Work to do:
Take every line from the first down to the line with "vel_counts = [0, 113, 109, 90, 105, 83]" and set it down exactly, without the pictures.

═══ Supplied data

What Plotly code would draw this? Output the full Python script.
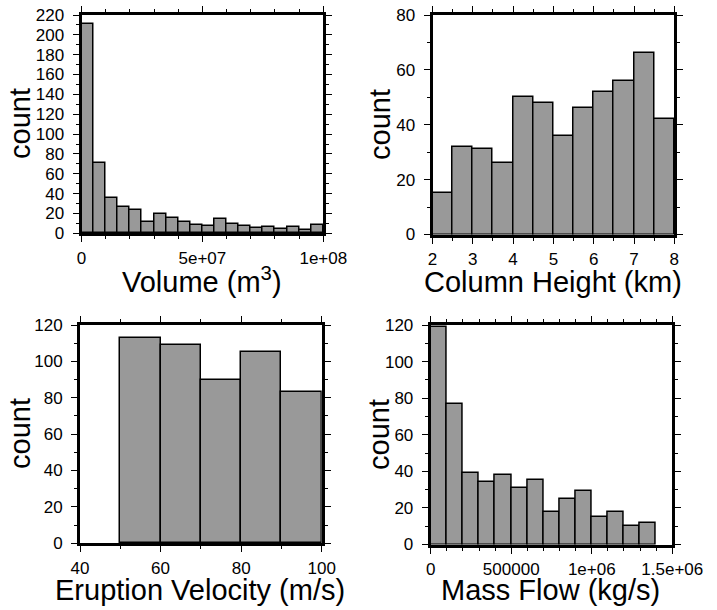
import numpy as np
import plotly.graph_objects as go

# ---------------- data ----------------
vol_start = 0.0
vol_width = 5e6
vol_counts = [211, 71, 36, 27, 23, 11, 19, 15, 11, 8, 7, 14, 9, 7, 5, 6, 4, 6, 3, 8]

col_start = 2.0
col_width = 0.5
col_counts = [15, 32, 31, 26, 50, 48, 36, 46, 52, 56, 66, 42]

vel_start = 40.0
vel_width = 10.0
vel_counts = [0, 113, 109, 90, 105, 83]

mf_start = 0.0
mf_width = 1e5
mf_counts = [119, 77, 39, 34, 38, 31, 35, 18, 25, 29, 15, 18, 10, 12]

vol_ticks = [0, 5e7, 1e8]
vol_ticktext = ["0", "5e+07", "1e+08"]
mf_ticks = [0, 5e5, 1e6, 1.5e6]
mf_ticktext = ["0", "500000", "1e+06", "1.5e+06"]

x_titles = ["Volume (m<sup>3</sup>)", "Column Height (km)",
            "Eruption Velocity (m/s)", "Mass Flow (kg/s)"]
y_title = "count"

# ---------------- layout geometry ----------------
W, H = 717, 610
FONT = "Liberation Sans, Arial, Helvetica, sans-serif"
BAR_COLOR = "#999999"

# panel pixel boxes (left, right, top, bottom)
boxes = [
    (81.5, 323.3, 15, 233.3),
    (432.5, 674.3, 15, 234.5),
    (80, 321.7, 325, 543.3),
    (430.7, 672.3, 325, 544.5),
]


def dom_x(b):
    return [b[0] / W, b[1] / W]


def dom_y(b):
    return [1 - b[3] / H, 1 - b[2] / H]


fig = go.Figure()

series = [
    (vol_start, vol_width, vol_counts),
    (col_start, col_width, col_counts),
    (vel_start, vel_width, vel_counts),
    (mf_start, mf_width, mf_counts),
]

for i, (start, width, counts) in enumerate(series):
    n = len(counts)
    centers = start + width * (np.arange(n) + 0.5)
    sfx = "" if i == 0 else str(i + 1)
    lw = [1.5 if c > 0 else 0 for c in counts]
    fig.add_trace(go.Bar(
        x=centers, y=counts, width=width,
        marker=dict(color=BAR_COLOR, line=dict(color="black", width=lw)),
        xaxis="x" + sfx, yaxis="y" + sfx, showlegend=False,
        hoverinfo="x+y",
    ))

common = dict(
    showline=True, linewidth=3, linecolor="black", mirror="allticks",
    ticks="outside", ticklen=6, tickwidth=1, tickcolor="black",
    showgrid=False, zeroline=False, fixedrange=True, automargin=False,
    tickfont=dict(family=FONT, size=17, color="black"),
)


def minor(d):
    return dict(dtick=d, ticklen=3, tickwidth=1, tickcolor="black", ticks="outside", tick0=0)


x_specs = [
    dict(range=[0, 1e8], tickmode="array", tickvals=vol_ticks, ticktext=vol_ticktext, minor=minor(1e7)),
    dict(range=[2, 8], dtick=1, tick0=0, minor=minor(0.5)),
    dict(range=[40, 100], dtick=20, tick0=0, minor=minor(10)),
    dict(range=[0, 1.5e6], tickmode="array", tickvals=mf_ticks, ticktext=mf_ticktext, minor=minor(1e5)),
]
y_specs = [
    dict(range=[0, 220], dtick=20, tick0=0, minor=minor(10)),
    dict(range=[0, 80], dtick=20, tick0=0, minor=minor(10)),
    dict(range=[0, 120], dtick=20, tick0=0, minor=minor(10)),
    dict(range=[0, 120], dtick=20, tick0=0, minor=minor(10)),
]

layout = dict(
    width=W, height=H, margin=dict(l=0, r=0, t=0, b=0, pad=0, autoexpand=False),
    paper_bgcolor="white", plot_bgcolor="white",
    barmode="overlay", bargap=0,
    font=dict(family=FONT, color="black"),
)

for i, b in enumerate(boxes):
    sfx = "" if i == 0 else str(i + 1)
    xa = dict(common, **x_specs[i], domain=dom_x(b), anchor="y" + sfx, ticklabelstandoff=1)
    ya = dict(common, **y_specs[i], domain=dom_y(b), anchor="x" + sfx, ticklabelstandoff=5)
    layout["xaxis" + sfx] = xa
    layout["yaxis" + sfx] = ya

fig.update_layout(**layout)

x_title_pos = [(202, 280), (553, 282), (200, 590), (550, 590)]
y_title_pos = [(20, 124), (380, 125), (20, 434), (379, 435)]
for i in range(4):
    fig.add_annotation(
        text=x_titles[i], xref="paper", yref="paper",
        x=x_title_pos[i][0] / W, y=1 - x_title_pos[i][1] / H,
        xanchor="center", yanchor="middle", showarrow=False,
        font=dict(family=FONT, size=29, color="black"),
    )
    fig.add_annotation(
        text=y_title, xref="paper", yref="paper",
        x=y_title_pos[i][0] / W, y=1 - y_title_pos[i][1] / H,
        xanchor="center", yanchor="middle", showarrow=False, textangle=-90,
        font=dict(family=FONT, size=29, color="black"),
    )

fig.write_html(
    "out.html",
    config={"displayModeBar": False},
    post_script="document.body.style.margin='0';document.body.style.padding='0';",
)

══════

Exercise output:
What Plotly code would draw this? Output the full Python script.
import numpy as np
import plotly.graph_objects as go

# ---------------- data ----------------
vol_start = 0.0
vol_width = 5e6
vol_counts = [211, 71, 36, 27, 23, 11, 19, 15, 11, 8, 7, 14, 9, 7, 5, 6, 4, 6, 3, 8]

col_start = 2.0
col_width = 0.5
col_counts = [15, 32, 31, 26, 50, 48, 36, 46, 52, 56, 66, 42]

vel_start = 40.0
vel_width = 10.0
vel_counts = [0, 113, 109, 90, 105, 83]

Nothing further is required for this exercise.